- Exercise: Each line of the material must be repeated precisely, with the pictures left out.

- Source material:
============================================================
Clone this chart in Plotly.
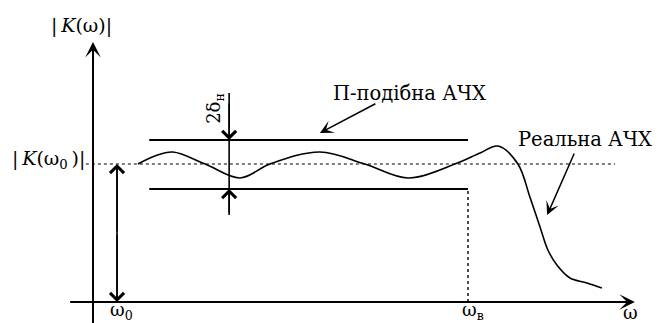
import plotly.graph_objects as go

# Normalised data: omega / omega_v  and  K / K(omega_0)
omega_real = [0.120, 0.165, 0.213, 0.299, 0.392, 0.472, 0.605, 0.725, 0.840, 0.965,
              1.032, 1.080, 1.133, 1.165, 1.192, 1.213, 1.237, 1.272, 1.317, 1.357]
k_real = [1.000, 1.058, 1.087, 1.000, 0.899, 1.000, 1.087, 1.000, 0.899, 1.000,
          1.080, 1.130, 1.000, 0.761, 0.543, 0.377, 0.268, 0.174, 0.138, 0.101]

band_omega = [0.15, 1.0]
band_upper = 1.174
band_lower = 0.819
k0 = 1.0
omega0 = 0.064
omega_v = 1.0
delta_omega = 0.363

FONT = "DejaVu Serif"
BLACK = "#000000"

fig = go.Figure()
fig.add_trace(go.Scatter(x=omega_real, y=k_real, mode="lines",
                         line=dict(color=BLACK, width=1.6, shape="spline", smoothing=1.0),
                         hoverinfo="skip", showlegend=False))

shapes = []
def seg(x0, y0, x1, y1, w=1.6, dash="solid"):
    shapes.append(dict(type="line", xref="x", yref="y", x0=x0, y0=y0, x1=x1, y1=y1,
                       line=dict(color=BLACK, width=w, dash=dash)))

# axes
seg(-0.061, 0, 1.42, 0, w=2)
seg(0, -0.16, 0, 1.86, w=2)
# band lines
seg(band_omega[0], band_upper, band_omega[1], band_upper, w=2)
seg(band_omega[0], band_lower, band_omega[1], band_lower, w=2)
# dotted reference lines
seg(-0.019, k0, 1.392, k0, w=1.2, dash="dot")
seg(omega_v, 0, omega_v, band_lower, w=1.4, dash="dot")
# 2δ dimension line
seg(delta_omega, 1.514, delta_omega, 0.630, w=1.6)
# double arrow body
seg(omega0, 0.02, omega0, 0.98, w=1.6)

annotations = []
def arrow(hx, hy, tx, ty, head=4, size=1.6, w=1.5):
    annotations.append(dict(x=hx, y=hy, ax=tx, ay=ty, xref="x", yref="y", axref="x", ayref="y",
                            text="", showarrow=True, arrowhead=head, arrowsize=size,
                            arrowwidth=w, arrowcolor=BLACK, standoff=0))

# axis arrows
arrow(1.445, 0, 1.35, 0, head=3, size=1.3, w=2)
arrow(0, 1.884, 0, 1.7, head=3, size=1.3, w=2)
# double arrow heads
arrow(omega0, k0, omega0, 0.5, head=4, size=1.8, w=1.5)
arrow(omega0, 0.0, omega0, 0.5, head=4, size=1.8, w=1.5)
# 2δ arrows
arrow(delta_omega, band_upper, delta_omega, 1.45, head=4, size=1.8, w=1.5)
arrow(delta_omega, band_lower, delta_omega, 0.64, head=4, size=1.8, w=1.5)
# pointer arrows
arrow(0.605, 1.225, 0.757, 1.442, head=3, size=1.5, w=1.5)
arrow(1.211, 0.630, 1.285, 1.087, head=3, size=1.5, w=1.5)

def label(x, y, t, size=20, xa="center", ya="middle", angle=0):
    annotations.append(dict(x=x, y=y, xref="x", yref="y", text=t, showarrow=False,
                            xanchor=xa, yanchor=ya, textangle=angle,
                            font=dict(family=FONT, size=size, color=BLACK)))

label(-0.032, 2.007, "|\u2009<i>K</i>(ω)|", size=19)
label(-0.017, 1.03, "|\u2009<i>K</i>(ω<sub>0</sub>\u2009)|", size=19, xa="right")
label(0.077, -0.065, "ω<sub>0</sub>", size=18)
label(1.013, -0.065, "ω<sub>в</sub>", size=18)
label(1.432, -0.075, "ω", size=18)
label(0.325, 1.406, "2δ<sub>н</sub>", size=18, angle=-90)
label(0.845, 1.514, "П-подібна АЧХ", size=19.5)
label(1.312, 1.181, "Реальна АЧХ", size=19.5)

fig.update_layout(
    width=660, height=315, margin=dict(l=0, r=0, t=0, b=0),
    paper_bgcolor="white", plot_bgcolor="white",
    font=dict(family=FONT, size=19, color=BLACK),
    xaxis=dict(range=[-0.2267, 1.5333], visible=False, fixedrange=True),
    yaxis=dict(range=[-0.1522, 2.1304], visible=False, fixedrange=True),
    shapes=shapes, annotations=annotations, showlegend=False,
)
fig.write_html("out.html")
============================================================
- In response:
Clone this chart in Plotly.
import plotly.graph_objects as go

# Normalised data: omega / omega_v  and  K / K(omega_0)
omega_real = [0.120, 0.165, 0.213, 0.299, 0.392, 0.472, 0.605, 0.725, 0.840, 0.965,
              1.032, 1.080, 1.133, 1.165, 1.192, 1.213, 1.237, 1.272, 1.317, 1.357]
k_real = [1.000, 1.058, 1.087, 1.000, 0.899, 1.000, 1.087, 1.000, 0.899, 1.000,
          1.080, 1.130, 1.000, 0.761, 0.543, 0.377, 0.268, 0.174, 0.138, 0.101]

band_omega = [0.15, 1.0]
band_upper = 1.174
band_lower = 0.819
k0 = 1.0
omega0 = 0.064
omega_v = 1.0
delta_omega = 0.363

FONT = "DejaVu Serif"
BLACK = "#000000"

fig = go.Figure()
fig.add_trace(go.Scatter(x=omega_real, y=k_real, mode="lines",
                         line=dict(color=BLACK, width=1.6, shape="spline", smoothing=1.0),
                         hoverinfo="skip", showlegend=False))

shapes = []
def seg(x0, y0, x1, y1, w=1.6, dash="solid"):
    shapes.append(dict(type="line", xref="x", yref="y", x0=x0, y0=y0, x1=x1, y1=y1,
                       line=dict(color=BLACK, width=w, dash=dash)))

# axes
seg(-0.061, 0, 1.42, 0, w=2)
seg(0, -0.16, 0, 1.86, w=2)
# band lines
seg(band_omega[0], band_upper, band_omega[1], band_upper, w=2)
seg(band_omega[0], band_lower, band_omega[1], band_lower, w=2)
# dotted reference lines
seg(-0.019, k0, 1.392, k0, w=1.2, dash="dot")
seg(omega_v, 0, omega_v, band_lower, w=1.4, dash="dot")
# 2δ dimension line
seg(delta_omega, 1.514, delta_omega, 0.630, w=1.6)
# double arrow body
seg(omega0, 0.02, omega0, 0.98, w=1.6)

annotations = []
def arrow(hx, hy, tx, ty, head=4, size=1.6, w=1.5):
    annotations.append(dict(x=hx, y=hy, ax=tx, ay=ty, xref="x", yref="y", axref="x", ayref="y",
                            text="", showarrow=True, arrowhead=head, arrowsize=size,
                            arrowwidth=w, arrowcolor=BLACK, standoff=0))

# axis arrows
arrow(1.445, 0, 1.35, 0, head=3, size=1.3, w=2)
arrow(0, 1.884, 0, 1.7, head=3, size=1.3, w=2)
# double arrow heads
arrow(omega0, k0, omega0, 0.5, head=4, size=1.8, w=1.5)
arrow(omega0, 0.0, omega0, 0.5, head=4, size=1.8, w=1.5)
# 2δ arrows
arrow(delta_omega, band_upper, delta_omega, 1.45, head=4, size=1.8, w=1.5)
arrow(delta_omega, band_lower, delta_omega, 0.64, head=4, size=1.8, w=1.5)
# pointer arrows
arrow(0.605, 1.225, 0.757, 1.442, head=3, size=1.5, w=1.5)
arrow(1.211, 0.630, 1.285, 1.087, head=3, size=1.5, w=1.5)

def label(x, y, t, size=20, xa="center", ya="middle", angle=0):
    annotations.append(dict(x=x, y=y, xref="x", yref="y", text=t, showarrow=False,
                            xanchor=xa, yanchor=ya, textangle=angle,
                            font=dict(family=FONT, size=size, color=BLACK)))

label(-0.032, 2.007, "|\u2009<i>K</i>(ω)|", size=19)
label(-0.017, 1.03, "|\u2009<i>K</i>(ω<sub>0</sub>\u2009)|", size=19, xa="right")
label(0.077, -0.065, "ω<sub>0</sub>", size=18)
label(1.013, -0.065, "ω<sub>в</sub>", size=18)
label(1.432, -0.075, "ω", size=18)
label(0.325, 1.406, "2δ<sub>н</sub>", size=18, angle=-90)
label(0.845, 1.514, "П-подібна АЧХ", size=19.5)
label(1.312, 1.181, "Реальна АЧХ", size=19.5)

fig.update_layout(
    width=660, height=315, margin=dict(l=0, r=0, t=0, b=0),
    paper_bgcolor="white", plot_bgcolor="white",
    font=dict(family=FONT, size=19, color=BLACK),
    xaxis=dict(range=[-0.2267, 1.5333], visible=False, fixedrange=True),
    yaxis=dict(range=[-0.1522, 2.1304], visible=False, fixedrange=True),
    shapes=shapes, annotations=annotations, showlegend=False,
)
fig.write_html("out.html")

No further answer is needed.